In Zemel v. CSC Holdings LLC, Case No. 18-2340-BRM-DEA the court considered a motion to dismiss the complaint in a TCPA text message case and resolved that a message sent in response to a “help” message could not have violated the TCPA because the consumer had requested a response by asking for help.

In Zemel the Complaint alleges the receipt of three texts. The first text was a confirmation text confirming that a mobile number was added to set up an account with the texter. The Complaint alleged that the Plaintiff had not signed up for any service with the texter and so the initial text was sent without consent. The Plaintiff responded “help” to the text–allegedly to obtain information about the texter– and claimed that a subsequent responsive text providing a link to a support website also violated the TCPA as an unconsented text.

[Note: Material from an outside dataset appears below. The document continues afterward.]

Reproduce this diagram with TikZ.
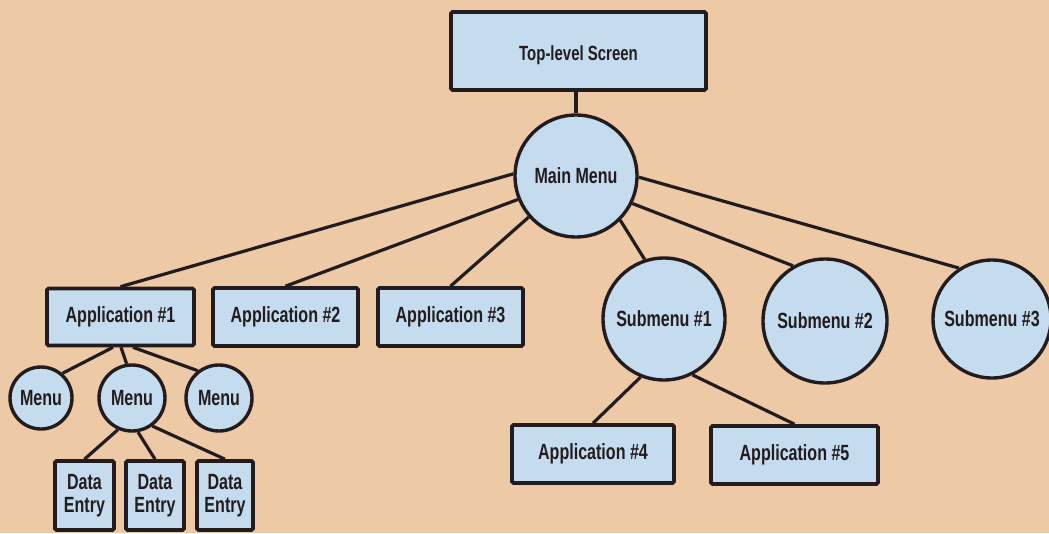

Defendant moved to dismiss arguing, inter alia, that it did not use an ATDS to send the messages and that the facts demonstrate Plaintiff consented to receive the text following the HELP request.

The Court made short work of the ATDS argument. Rather than address Marks or Pinkus or struggle with functionality, the court adopted the following rule: ” No single fact in particular must necessarily be present or absent to meet the sufficiency requirement for pleading the use of an ATDS in a TCPA claim; courts have considered the nature of the message, the length of the sending number, the number of messages, and the relationship between the parties.” Zemel at *4.

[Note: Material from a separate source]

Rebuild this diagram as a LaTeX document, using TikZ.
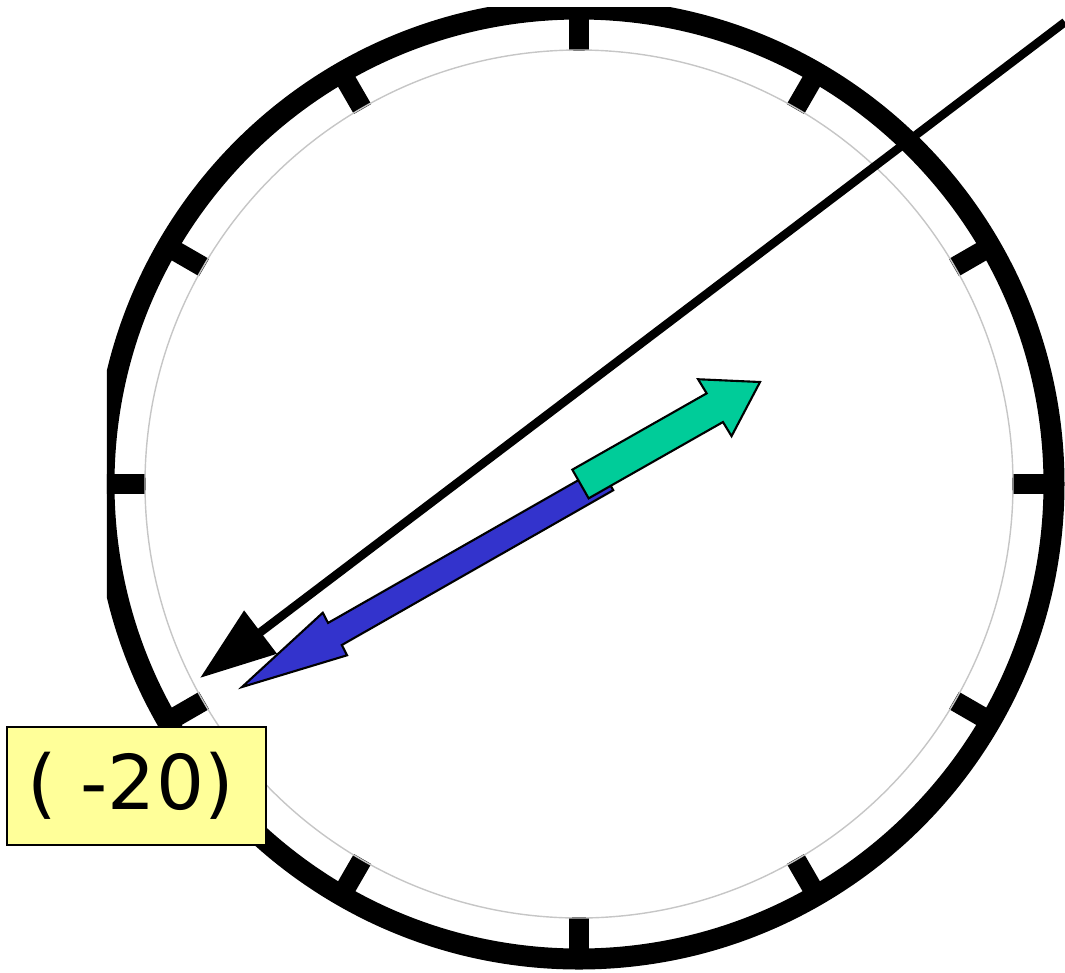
\documentclass[tikz,border=0pt]{standalone}
\usepackage{fontspec}
\newfontfamily\labelfont{DejaVu Sans}
\usetikzlibrary{arrows.meta}
\definecolor{dialblue}{HTML}{3333CC}
\definecolor{dialgreen}{HTML}{00CC99}
\definecolor{notepad}{HTML}{FFFF99}

\begin{document}
\begin{tikzpicture}[hourmark/.style={line width=0.2cm},
  fatarrow/.style={draw=black, line width=0.6pt, line join=miter}]
\useasboundingbox (-5.79,-4.88) rectangle (4.86,4.84);
\coordinate (o) at (0,0);
\begin{scope}
\clip (-4.72,-4.88) rectangle (4.86,4.77);
\draw[line width=0.21cm] (o) circle (4.75);
\foreach \a in {0,30,...,330}
  \draw[hourmark] (\a:4.33) -- (\a:4.76);
\end{scope}
\draw[gray!45, line width=0.4pt] (o) circle (4.34);
% pointer
\coordinate (far) at (4.86,4.62);
\coordinate (tip) at (-3.79,-1.94);
\draw[line width=0.085cm, -{Triangle[length=0.76cm,width=0.52cm]}] (far) -- (tip);
% blue arrow, from its tip
\begin{scope}[shift={(-3.37,-2.03)}, rotate=29.7]
\filldraw[fatarrow, fill=dialblue] (0,0) -- (1.07,0.245) -- (1.065,0.13) -- (4.2,0.13)
  -- (4.2,-0.13) -- (1.075,-0.13) -- (1.07,-0.245) -- cycle;
\end{scope}
% green arrow, from its tail
\begin{scope}[shift={(0.015,0)}, rotate=29.6]
\filldraw[fatarrow, fill=dialgreen] (0,0.165) -- (1.545,0.165) -- (1.54,0.33) -- (2.065,0)
  -- (1.55,-0.33) -- (1.545,-0.165) -- (0,-0.165) -- cycle;
\end{scope}
\node[draw, line width=0.8pt, fill=notepad, minimum width=2.59cm, minimum height=1.18cm,
  inner sep=0pt, font=\labelfont\fontsize{21.5}{26}\selectfont] (reading) at (-4.425,-3.02)
  {\hspace*{-0.12cm}( -20)};
\end{tikzpicture}
\end{document}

The Court was convinced that Plaintiff satisfied his pleading burden in this text message case because he alleged: “despite a lack of consent or prior relationship with [CSC Holdings], [he] began receiving unsolicited text messages to his wireless phone from the short code 608-91, a number owned by CSC Holdings.” Zemel at *4. Apparently it was the use of a shortcode that allowed the “plausible” inference of ATDS usage in this case.  See Zemel at *4, (citing In re Jiffy Lube Int’l, Inc., Text Spam Litig., 847 F. Supp. 2d at 1260 from proposition that presence of “short code” sending number was a factor indicating ATDS use despite preexisting personal relationship between parties).

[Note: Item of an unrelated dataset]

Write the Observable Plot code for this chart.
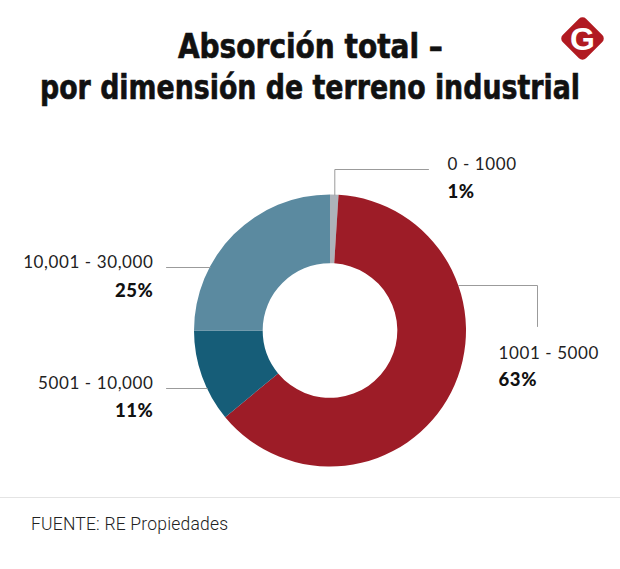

Next the Court turns its attention to whether or not Plaintiff consented to Defendant’s second text by sending a “HELP” message, and here’s where things get interesting.  The Court constructs this pristine and helpful one-line rule:

When an individual sends a message inviting a responsive text, there is no TCPA violation.

Zemel at * 4

How perfect is that?

Relying on that simple rule the Court quickly determines that Defendant’s message sent in response to the HELP request was made with express consent and dismissed all claims related to the responsive text message.

Notably the Court also denied a stay on primary jurisdiction grounds– because no one wants to wait for the FCC to rule it seems. It does, however, allow leave to the Defendant to renew its request for a stay in the event the FCC has not ruled on the definition of ATDS by the close of discovery.